Cultivation: The preference is partial sun, moist to mesic conditions, and fertile loamy soil. The foliage is often discolored by powdery mildew, although there are disease-resistant cultivars. During hot dry weather, there is a tendency for the lower leaves to fall off the stems. Bee Balm is an easy plant to grow, but keeping it in good condition throughout the summer is rather difficult.
Range & Habitat: Bee Balm has naturalized in only a few counties in Illinois and is relatively uncommon in the wild (see Distribution Map). However, it is often grown in flower gardens.

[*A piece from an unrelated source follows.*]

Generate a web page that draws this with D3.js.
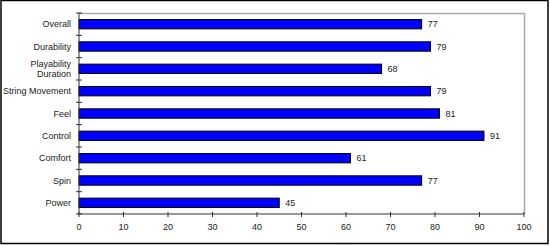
<!DOCTYPE html>
<html>
<head>
<meta charset="utf-8">
<script src="https://cdn.jsdelivr.net/npm/d3@7"></script>
<style>
  body { margin: 0; background: #fff; }
  text { font-family: "Liberation Sans", Arial, sans-serif; font-size: 9px; fill: #222; }
</style>
</head>
<body>
<div id="chart"></div>
<script>
const categories = ["Overall", "Durability", "Playability Duration", "String Movement", "Feel", "Control", "Comfort", "Spin", "Power"];
const values = [77, 79, 68, 79, 81, 91, 61, 77, 45];
const xTicks = [0, 10, 20, 30, 40, 50, 60, 70, 80, 90, 100];

const W = 550, H = 246;
const margin = { top: 13, right: 26, bottom: 32, left: 79 };
const width = W - margin.left - margin.right;
const height = H - margin.top - margin.bottom;

const root = d3.select("#chart").append("svg").attr("width", W).attr("height", H);

// outer frame
root.append("rect")
  .attr("x", 1).attr("y", 0.5).attr("width", 547).attr("height", 243)
  .attr("fill", "#fff").attr("stroke", "#000").attr("stroke-width", 1.5);

const svg = root.append("g").attr("transform", `translate(${margin.left},${margin.top})`);

const x = d3.scaleLinear().domain([0, 100]).range([0, width]);
const y = d3.scaleBand().domain(categories).range([0, height]).paddingInner(0.58).paddingOuter(0.29);
const band = d3.scaleBand().domain(categories).range([0, height]);

// plot area border (top and right), grey
svg.append("path")
  .attr("d", `M0,0.5H${width + 0.5}V${height}`)
  .attr("fill", "none").attr("stroke", "#aaa").attr("stroke-width", 1.5);

svg.selectAll(".bar").data(values).enter().append("rect")
  .attr("class", "bar")
  .attr("x", 0)
  .attr("y", (d, i) => y(categories[i]))
  .attr("width", (d) => x(d))
  .attr("height", y.bandwidth())
  .attr("fill", "#0000ff")
  .attr("stroke", "#000")
  .attr("stroke-width", 1);

svg.selectAll(".val").data(values).enter().append("text")
  .attr("class", "val")
  .attr("x", (d) => x(d) + 6)
  .attr("y", (d, i) => y(categories[i]) + y.bandwidth() / 2)
  .attr("dy", "0.35em")
  .text((d) => d);

// y axis with cross ticks at band boundaries
const yAxis = svg.append("g");
yAxis.append("line").attr("x1", 0).attr("x2", 0).attr("y1", 0).attr("y2", height).attr("stroke", "#333");
const bounds = categories.map((c) => band(c)).concat([height]);
yAxis.selectAll(".yt").data(bounds).enter().append("line")
  .attr("x1", -3).attr("x2", 3)
  .attr("y1", (d) => d).attr("y2", (d) => d)
  .attr("stroke", "#333");

categories.forEach((c, i) => {
  const t = yAxis.append("text")
    .attr("x", -8)
    .attr("text-anchor", "end");
  const cy = band(c) + band.bandwidth() / 2;
  if (c === "Playability Duration") {
    t.append("tspan").attr("x", -8).attr("y", cy - 5).attr("dy", "0.35em").text("Playability");
    t.append("tspan").attr("x", -8).attr("y", cy + 5).attr("dy", "0.35em").text("Duration");
  } else {
    t.attr("y", cy).attr("dy", "0.35em").text(c);
  }
});

// x axis
const xAxis = svg.append("g").attr("transform", `translate(0,${height})`);
xAxis.append("line").attr("x1", 0).attr("x2", width).attr("stroke", "#333").attr("stroke-width", 1.2);
xAxis.selectAll(".xt").data(xTicks).enter().append("line")
  .attr("x1", (d) => x(d)).attr("x2", (d) => x(d))
  .attr("y1", -2).attr("y2", 3)
  .attr("stroke", "#333");
xAxis.selectAll(".xl").data(xTicks).enter().append("text")
  .attr("x", (d) => x(d))
  .attr("y", 16)
  .attr("text-anchor", "middle")
  .text((d) => d);
</script>
</body>
</html>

Bee Balm is native to the Northeastern states, but its original range did not extend as far to the west as Illinois. Habitats include moist open woodlands, woodland borders, thickets, meadows in floodplain areas, and waste areas.

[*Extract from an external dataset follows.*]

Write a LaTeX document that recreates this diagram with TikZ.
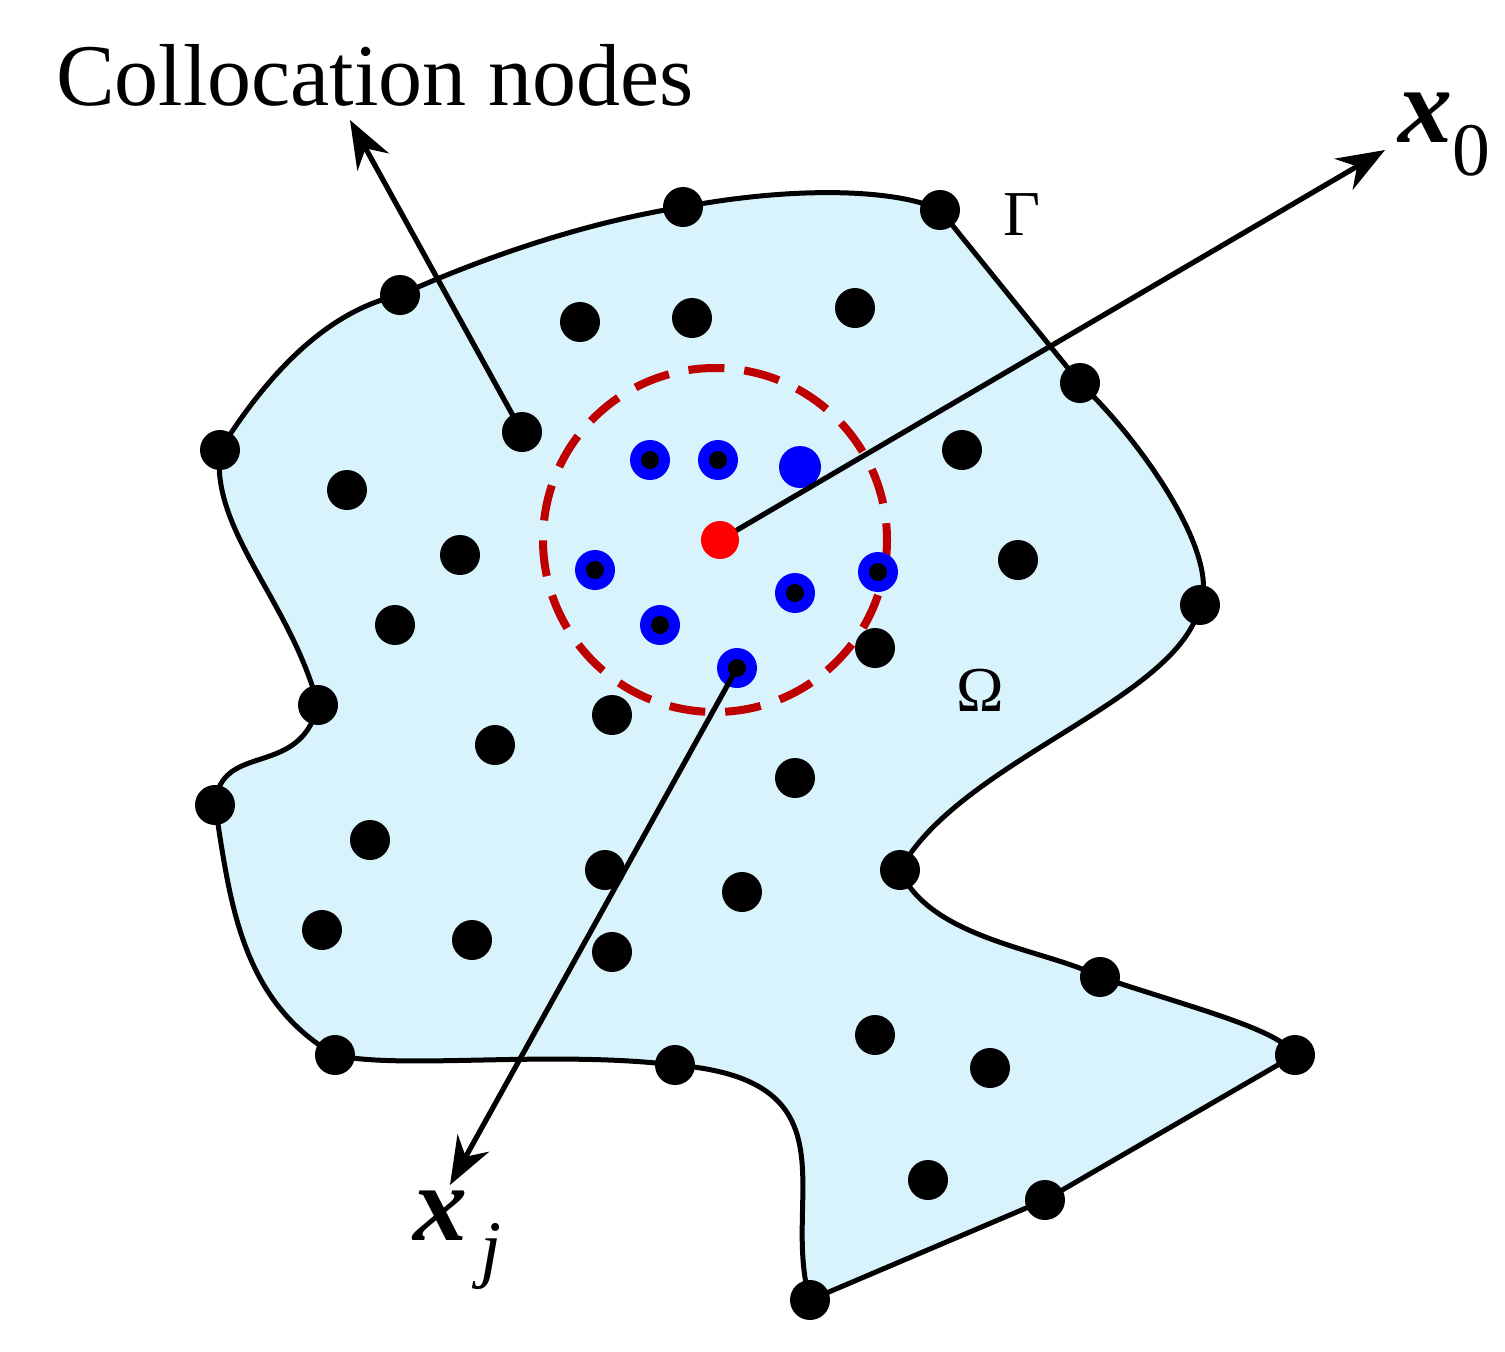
\documentclass[tikz,border=0pt]{standalone}
\usepackage{fontspec}
\setmainfont{Liberation Serif}
\usetikzlibrary{arrows.meta}
\begin{document}
\begin{tikzpicture}[x=0.5pt,y=-0.5pt,
 arr/.style={line width=2.6pt,-{Stealth[length=24pt,width=18pt]}},
 lbl/.style={font=\fontsize{44}{48}\selectfont},
 xl/.style={font=\fontsize{54}{58}\selectfont}]
\useasboundingbox (0,0) rectangle (1505,1351);
\filldraw[fill=cyan!15,line width=2.5pt] (683,207) .. controls (800,185) and (900,190) .. (940,210)
 -- (1080,383) .. controls (1150,450) and (1220,560) .. (1200,605)
 .. controls (1180,700) and (960,760) .. (900,870)
 .. controls (930,940) and (1050,950) .. (1100,977)
 .. controls (1200,1010) and (1280,1030) .. (1295,1055)
 -- (1045,1200) -- (810,1300)
 .. controls (780,1200) and (860,1080) .. (675,1065)
 .. controls (550,1050) and (400,1070) .. (335,1055)
 .. controls (240,1000) and (230,900) .. (215,805)
 .. controls (220,740) and (300,780) .. (318,705)
 .. controls (290,600) and (210,530) .. (220,450)
 .. controls (270,370) and (330,310) .. (400,295)
 .. controls (500,250) and (600,220) .. (683,207) -- cycle;
\draw[red!75!black,line width=4pt,dash pattern=on 18pt off 10pt] (715,540) ellipse [x radius=172, y radius=172];
\foreach \p in {(683,207),(940,210),(1080,383),(1200,605),(900,870),(1100,977),(1295,1055),(1045,1200),(810,1300),(675,1065),(335,1055),(215,805),(318,705),(220,450),(400,295),
(580,322),(692,318),(855,308),(522,432),(347,490),(460,555),(395,625),(962,450),(1018,560),(875,648),(612,715),(495,745),(795,778),(370,840),(605,870),(742,892),(322,930),(472,940),(612,952),(875,1035),(990,1068),(928,1180)}
 \fill \p circle (20);
\foreach \p in {(650,460),(718,460),(595,570),(660,625),(795,593),(878,572),(737,668)}
 {\fill[blue] \p circle (20); \fill \p circle (9);}
\fill[blue] (800,467) circle (21);
\coordinate (c0) at (720,540);
\coordinate (cj) at (737,668);
\coordinate (cn) at (522,432);
\coordinate (t0) at (1385,150);
\coordinate (tj) at (450,1185);
\coordinate (tn) at (350,120);
\draw[arr] (cn) -- (tn);
\draw[arr] (c0) -- (t0);
\draw[arr] (cj) -- (tj);
\fill[red] (c0) circle (19);
\node[lbl] (cl) at (375,75) {Collocation nodes};
\node[xl] (x0) at (1445,135) {\textbf{\textit{x}}\textsubscript{0}};
\node[xl] (xj) at (458,1240) {\textbf{\textit{x}}\textsubscript{\,\textit{j}}};
\node[font=\fontsize{32}{36}\selectfont] (G) at (1022,215) {Γ};
\node[font=\fontsize{32}{36}\selectfont] (O) at (980,690) {Ω};
\end{tikzpicture}
\end{document}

Faunal Associations: The nectar of the flowers attracts hummingbirds, Swallowtail butterflies, and probably bumblebees. The caterpillars of various moths feed on Monarda spp., including Agriopodes teratophora (The Gray Marvel), Sphinx eremitus (Hermit Sphinx), and Pyrausta orphisalis (Pyralid Moth sp.). The aromatic foliage of Bee Balm is disagreeable to mammalian herbivores and it is rarely eaten.
Photographic Location: A flower garden at the Arboretum of the University of Illinois in Urbana.

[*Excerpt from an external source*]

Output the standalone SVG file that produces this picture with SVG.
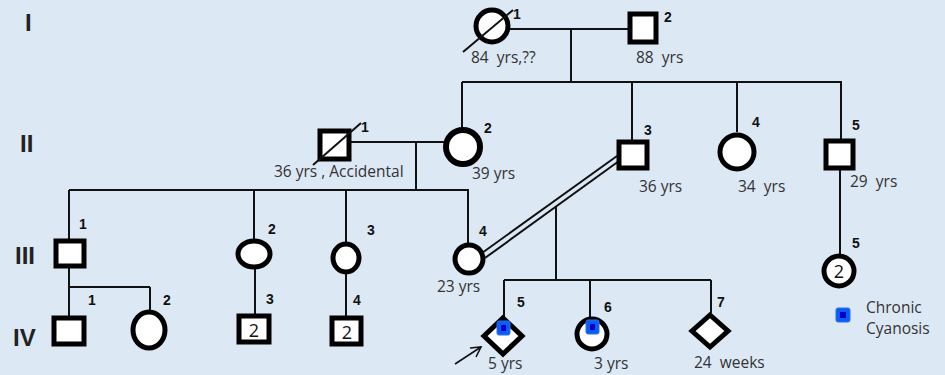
<svg xmlns="http://www.w3.org/2000/svg" width="945" height="375" viewBox="0 0 945 375">
<style>
.bg{fill:#dde8f5}
.ln{stroke:#111;stroke-width:2;fill:none}
.sym{fill:#fff;stroke:#000;stroke-width:5}
.gen{font-family:"Liberation Sans Narrow","Liberation Sans",Arial,sans-serif;font-weight:bold;font-size:24px;fill:#222}
.num{font-family:"Liberation Sans",Arial,sans-serif;font-weight:bold;font-size:14px;fill:#111}
.age{font-family:"Open Sans","Liberation Sans",sans-serif;font-size:15.5px;fill:#333;white-space:pre}
.in{font-family:"Open Sans","Liberation Sans",sans-serif;font-size:18px;fill:#111;text-anchor:middle}
.blue{fill:#0a5cf5;stroke:#2a6ef0;stroke-width:1}
.bdot{fill:#0000c8}
</style>
<rect class="bg" x="0" y="0" width="945" height="375"/>
<g id="gen-labels">
<text class="gen" x="25" y="31">I</text>
<text class="gen" x="20" y="152">II</text>
<text class="gen" x="15" y="264">III</text>
<text class="gen" x="13" y="346">IV</text>
</g>
<g id="connectors">
<line class="ln" x1="508" y1="29" x2="628" y2="29"/>
<line class="ln" x1="571" y1="29" x2="571" y2="82"/>
<line class="ln" x1="462" y1="82" x2="842" y2="82"/>
<line class="ln" x1="462" y1="82" x2="462" y2="128"/>
<line class="ln" x1="632" y1="82" x2="632" y2="140"/>
<line class="ln" x1="737" y1="82" x2="737" y2="132"/>
<line class="ln" x1="841" y1="82" x2="841" y2="139"/>
<line class="ln" x1="350" y1="142" x2="444" y2="142"/>
<line class="ln" x1="416" y1="142" x2="416" y2="190"/>
<line class="ln" x1="69" y1="190" x2="469" y2="190"/>
<line class="ln" x1="69" y1="190" x2="69" y2="239"/>
<line class="ln" x1="254" y1="190" x2="254" y2="240"/>
<line class="ln" x1="346" y1="190" x2="346" y2="243"/>
<line class="ln" x1="468" y1="190" x2="468" y2="245"/>
<line class="ln" x1="840" y1="170" x2="840" y2="257"/>
<line class="ln" x1="617" y1="156" x2="482" y2="253"/>
<line class="ln" x1="619" y1="161" x2="485" y2="258"/>
<line class="ln" x1="556" y1="206" x2="556" y2="280"/>
<line class="ln" x1="504" y1="280" x2="711" y2="280"/>
<line class="ln" x1="504" y1="280" x2="504" y2="318"/>
<line class="ln" x1="590" y1="280" x2="590" y2="320"/>
<line class="ln" x1="711" y1="280" x2="711" y2="313"/>
<line class="ln" x1="69" y1="268" x2="69" y2="316"/>
<line class="ln" x1="69" y1="287" x2="150" y2="287"/>
<line class="ln" x1="150" y1="287" x2="150" y2="311"/>
<line class="ln" x1="255" y1="269" x2="255" y2="314"/>
<line class="ln" x1="346" y1="273" x2="346" y2="316"/>
</g>
<g id="I-1">
<circle class="sym" cx="492" cy="26" r="16"/>
<line x1="463" y1="52" x2="513" y2="10" stroke="#111" stroke-width="2"/>
<text class="num" x="513" y="19">1</text>
<text class="age" x="471" y="63">84  yrs,??</text>
</g>
<g id="I-2">
<rect class="sym" x="630" y="14" width="26" height="28"/>
<text class="num" x="664" y="22">2</text>
<text class="age" x="636" y="63">88  yrs</text>
</g>
<g id="II-1">
<rect class="sym" x="320" y="131" width="29" height="28"/>
<line x1="313" y1="165" x2="361" y2="123" stroke="#111" stroke-width="2"/>
<text class="num" x="361" y="132">1</text>
<text class="age" x="274" y="177">36 yrs , Accidental</text>
</g>
<g id="II-2">
<circle cx="463" cy="147" r="17" fill="#fff" stroke="#000" stroke-width="6"/>
<text class="num" x="484" y="133">2</text>
<text class="age" x="472" y="179">39 yrs</text>
</g>
<g id="II-3">
<rect class="sym" x="619" y="142" width="28" height="26"/>
<text class="num" x="644" y="135">3</text>
<text class="age" x="639" y="192">36 yrs</text>
</g>
<g id="II-4">
<circle class="sym" cx="737" cy="152" r="17"/>
<text class="num" x="752" y="127">4</text>
<text class="age" x="738" y="192">34  yrs</text>
</g>
<g id="II-5">
<rect class="sym" x="826" y="141" width="27" height="27"/>
<text class="num" x="852" y="130">5</text>
<text class="age" x="850" y="187">29  yrs</text>
</g>
<g id="III-1">
<rect class="sym" x="56" y="241" width="28" height="25"/>
<text class="num" x="79" y="229">1</text>
</g>
<g id="III-2">
<ellipse class="sym" cx="254" cy="254" rx="16" ry="13"/>
<text class="num" x="268" y="234">2</text>
</g>
<g id="III-3">
<ellipse class="sym" cx="346" cy="258" rx="13" ry="14"/>
<text class="num" x="367" y="235">3</text>
</g>
<g id="III-4">
<circle class="sym" cx="469" cy="259" r="14"/>
<text class="num" x="479" y="236">4</text>
<text class="age" x="437" y="292">23 yrs</text>
</g>
<g id="III-5">
<circle class="sym" cx="839" cy="271" r="15"/>
<text class="in" x="839" y="278">2</text>
<text class="num" x="852" y="248">5</text>
</g>
<g id="IV-1">
<rect class="sym" x="54" y="318" width="30" height="26"/>
<text class="num" x="88" y="305">1</text>
</g>
<g id="IV-2">
<ellipse class="sym" cx="149" cy="330" rx="16" ry="18"/>
<text class="num" x="163" y="305">2</text>
</g>
<g id="IV-3">
<rect class="sym" x="239" y="316" width="30" height="26"/>
<text class="in" x="254" y="337">2</text>
<text class="num" x="266" y="304">3</text>
</g>
<g id="IV-4">
<rect class="sym" x="332" y="318" width="29" height="26"/>
<text class="in" x="347" y="339">2</text>
<text class="num" x="353" y="305">4</text>
</g>
<g id="IV-5">
<polygon class="sym" points="503,318 522,336 503,354 484,336"/>
<rect class="blue" x="497" y="321" width="13" height="14" rx="2"/>
<rect class="bdot" x="501" y="325" width="5" height="6"/>
<text class="num" x="517" y="307">5</text>
<line x1="455" y1="364" x2="481" y2="347" stroke="#111" stroke-width="1.6"/>
<polyline points="470,348 481,347 476,357" fill="none" stroke="#111" stroke-width="1.6"/>
<text class="age" x="488" y="369">5 yrs</text>
</g>
<g id="IV-6">
<circle class="sym" cx="592" cy="334" r="15"/>
<rect class="blue" x="586" y="320" width="13" height="14" rx="2"/>
<rect class="bdot" x="590" y="324" width="5" height="6"/>
<text class="num" x="604" y="312">6</text>
<text class="age" x="594" y="369">3 yrs</text>
</g>
<g id="IV-7">
<polygon class="sym" points="710,315 728,331 710,347 692,331"/>
<text class="num" x="717" y="307">7</text>
<text class="age" x="694" y="368">24  weeks</text>
</g>
<g id="legend">
<rect class="blue" x="836" y="308" width="14" height="14" rx="2"/>
<rect class="bdot" x="840" y="312" width="6" height="6"/>
<text class="age" x="866" y="313" font-size="14.5">Chronic</text>
<text class="age" x="866" y="334" font-size="14.5">Cyanosis</text>
</g>
</svg>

Comments: The showy red flowers of Bee Balm are quite distinctive. While in the Northeast this species is considered an attractive and desirable wildflower, ecologists in Illinois regard it as a weed because it isn't native to the state. Bee Balm is one of several Monarda spp. that occur in Illinois, but it is the only one with bright red flowers. Compared to the native Monarda fistulosa (Wild Bergamot), the flowers of Bee Balm are slightly larger and less hairy along the outer surface of the upper lip of their corollas. The leaves of Bee Balm are usually a darker shade of green and they are slightly broader than those of Wild Bergamot. Another common name for Monarda didyma is Oswego Tea, which refers to the medicinal use of its leaves by an Amerindian tribe of the same name.